Daughter of the Forest

Daughter of the Forest by Juliet Marillier

Release Date: February 18th, 2002
Publisher: Gollancz
Age Group: Adult
Pages: 560

At the heart of this surprisingly accomplished first novel, first book of the Sevenwaters trilogy, is a retelling of an ancient Celtic legend. Marillier's story, however, is much more than a slightly disguised fairy tale. Young Sorcha is the seventh child and only daughter of Irish Lord Colum of Sevenwaters, a domain well protected from invading Saxons and Britons by dense forest where, legend says, fey Deirdre, the Lady of the Forest, walks the woodland paths at night.

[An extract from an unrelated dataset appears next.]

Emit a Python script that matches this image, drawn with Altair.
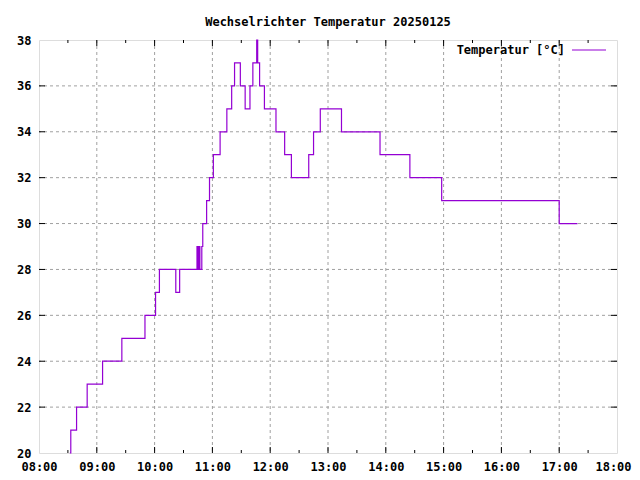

Colum is first and foremost a warrior, bent on maintaining his lands against all outsiders. Not all of his sons are so bound to the old ways, and that family friction leads to outright disobedience when Sorcha and her brother Finbar help a Briton captive escape from Colum's dungeon. Soon after, Colum brings home a new wife who ensorcels everyone she can't otherwise manipulate. By her spell Sorcha's brothers are cursed to become swans. Only Sorcha, hiding deep in the forest, can break the spell by painfully weaving shirts of starwort nettle--but then Sorcha is captured by Britons and taken away across the sea.

Determined to break the curse despite her captivity, Sorcha continues to work, little expecting that ultimately she will have to chose between saving her brothers and protecting the Briton lord who has defended her throughout her trials.

Marillier's writing is deft and heartfelt, bypassing the usual bombast of fantasy fireworks for a rich, magical story of loyalty and love. --Charlene Brusso
Juliet Marillier takes an old fairy tale and gives it new magic. I absolutely loved the way she wrote the book, and it is by far one of my favorite books.

The characters are completely original, and never have I seen a character so full of spunk as Sorcha is. All of the characters have the serious persona when times are difficult, but their light humorous side comes out when the time allows for it. You can see the true love that the characters have for each other, as well as the hate they feel toward Lady Oonagh. Even Sorcha's brother have characters that astound, and Marillier does a great job describing how hard it is for them to change from swans to men.

I truly love this series and can't wait for more books to come out by Juliet Marillier because they will definitely be on my list to read.